Obviously something was lost in the translation, but I got the gist. I still wondered, however, what this post had to do with my humble, little blog, so I decided to translate several more sentences from the “comments section.”

It turns out that my new Russian friends are totally perplexed about the American custom of handing out cigars after the birth of a child. For the life of them, they can’t seem figure out what a long, wrapped, tobacco leaf tube has to do with childbirth. One guy went so far as to suggest that cigars are phallic, and represent fertility.

Mat Art thought that perhaps the cigar is for the stork when he delivers the baby. Or according to the translator:

Type at the out of breath stork a smoke break after delivery?

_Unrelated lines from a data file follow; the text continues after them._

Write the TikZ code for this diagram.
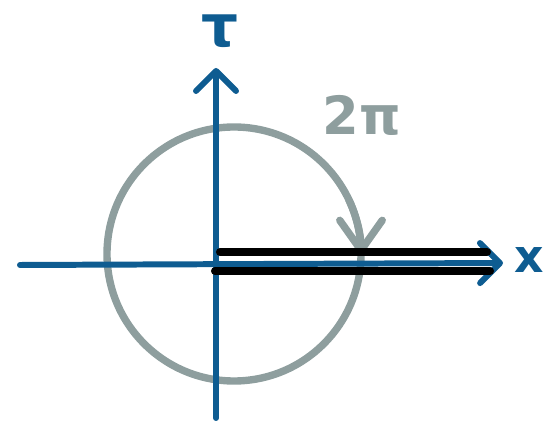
\documentclass[tikz,border=0pt]{standalone}
\usepackage{fontspec}
\setmainfont{DejaVu Sans}
\usepackage{xcolor}
\usetikzlibrary{arrows.meta, positioning}
\definecolor{azul}{HTML}{0E5C91}
\definecolor{gris}{HTML}{8E9E9E}
\tikzset{
  eje/.style={line width=3.4pt, azul, line cap=round,
              -{Straight Barb[length=4mm, width=8mm, round]}},
  circulo/.style={line width=4.2pt, gris},
  vuelta/.style={line width=4.2pt, gris, line cap=round,
              -{Straight Barb[length=6mm, width=8.5mm, round]}},
  borde/.style={line width=4.6pt, black, line cap=round},
  etiq/.style={inner sep=0pt, anchor=base},
}

\begin{document}
\begin{tikzpicture}[x=0.02cm, y=0.02cm]
  \useasboundingbox (0,0) rectangle (550,425);
  % ejes y circulo
  \coordinate (c) at (234,171);
  \coordinate (izq) at (20,160);
  \coordinate (der) at (503,162);
  \coordinate (abajo) at (216,7);
  \coordinate (arriba) at (216,357);
  \draw[circulo] (c) circle[radius=127];
  \draw[vuelta] ([shift={(25:127)}]c) arc[start angle=25, end angle=0, radius=127];
  \draw[eje] (izq) -- (der);
  \draw[eje] (abajo) -- (arriba);
  % los dos bordes del corte
  \coordinate (a1) at (220,173);
  \coordinate (a2) at (487,173);
  \coordinate (b1) at (215,154);
  \coordinate (b2) at (490,154);
  \draw[borde] (a1) -- (a2);
  \draw[borde] (b1) -- (b2);
  \node[etiq, text=azul, font=\fontsize{33}{36}\selectfont\bfseries] (tau) at (220,378) {τ};
  \node[etiq, text=gris, font=\fontsize{30}{34}\selectfont\bfseries] (dospi) at (362,290) {2π};
  \node[etiq, text=azul, font=\fontsize{26}{30}\selectfont\bfseries] (x) at (529,152) {x};
\end{tikzpicture}
\end{document}
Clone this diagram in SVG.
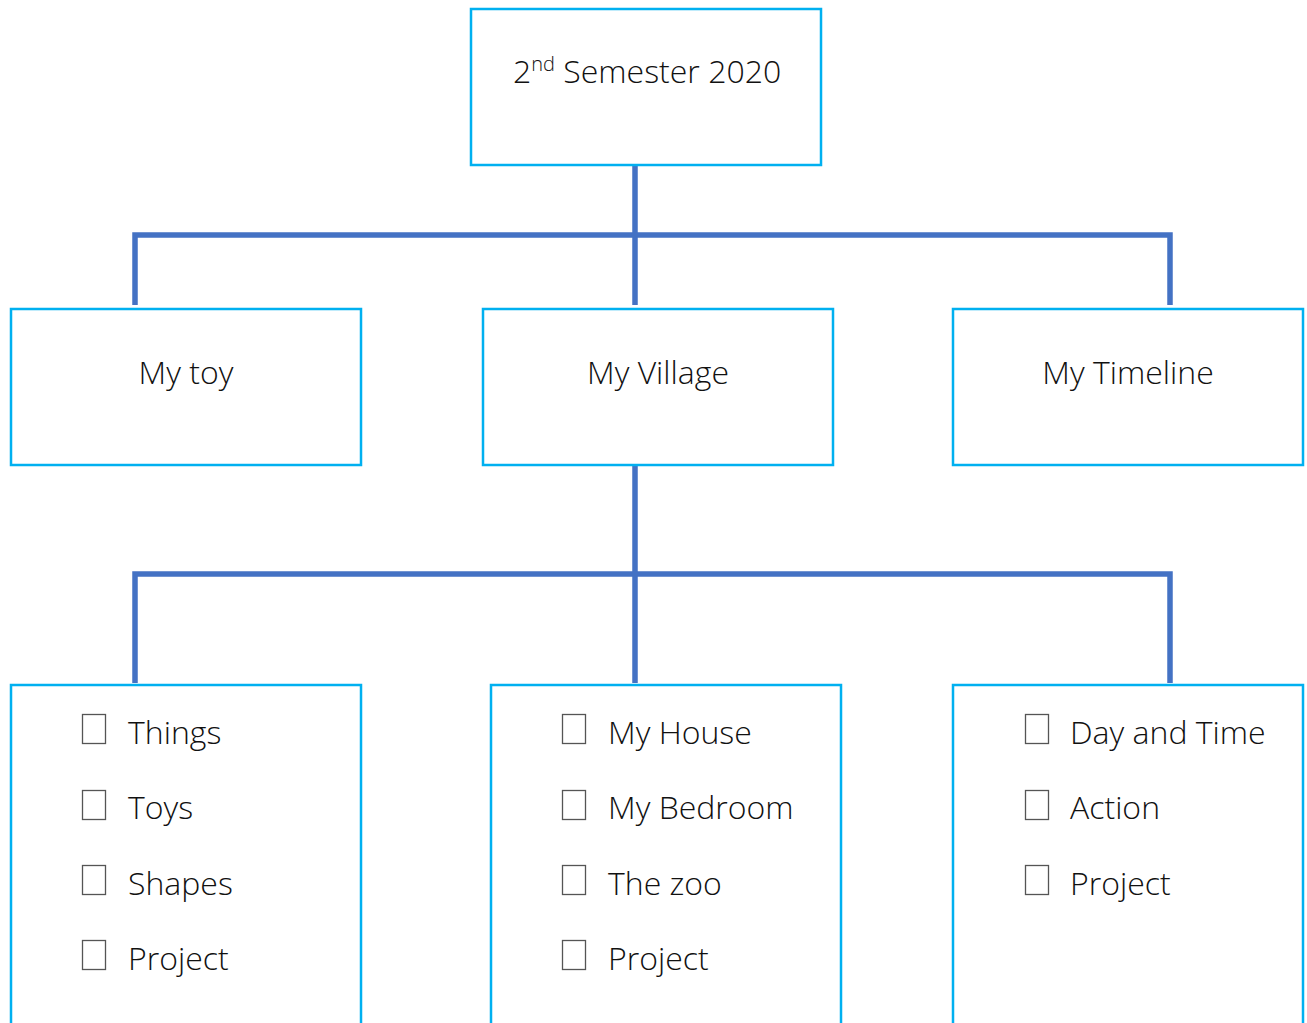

Someone answered this question with another, hoping to shed a little more light on this curious custom:

Only when the son so do.. why so?

Mat Art then basically gives up and says:

Yes?? Sorry, concept then I have no especially

Finally, one of the readers shares some information he learned from an American blog called "Derailed":

It is the American custom. Earlier in Staffs, as well as everywhere, women gave birth to houses. If the child was born before term - it put in a box from under cigars, and then transferred on kitchen, is closer to an oven that at it was more chances to survive. The father to released a box from under cigars and distributed them. And it was led. It is possible to esteem here, for example: http: // bobbyderailed.blogspot.com //2006/10/smoke-in-wood-pile.html

Now I understood what the connection was. This comment is referring to a post I wrote last October. It was called “Smoke In The Wood Pile.” It was a story my mother once told me about the birth of her twin baby brothers. She said that the boys were both pre-term and were, of course, very small. They could barely breathe, so in an attempt to keep them alive, a quick thinking midwife (an early MacGyver), placed the babies in cigar boxes near the kitchen stove. The heat from the oven turned the cigar boxes into make-shift incubators, and saved one of the babies' lives. Somewhere in this story I kiddingly suggested that the custom of fathers handing out cigars, stemmed from a midwife needing an empty cigar box. It was a joke, but I guess it got lost in their translation.

Still, I do like to think of my mother's "half baked" story making its way around Russia. I think she'd be proud.

6 comments:

  1. Loved your post, but now you have me curious too! Now I want to KNOW...why DO we crazy Americans hand out cigars at childbirth????

    P.S. We handed out chocolate cigars at the births of our two daughters...No way could I look into the eyes of my adorable little newborns while contributing to the future pollution of their tiny pink lungs!!!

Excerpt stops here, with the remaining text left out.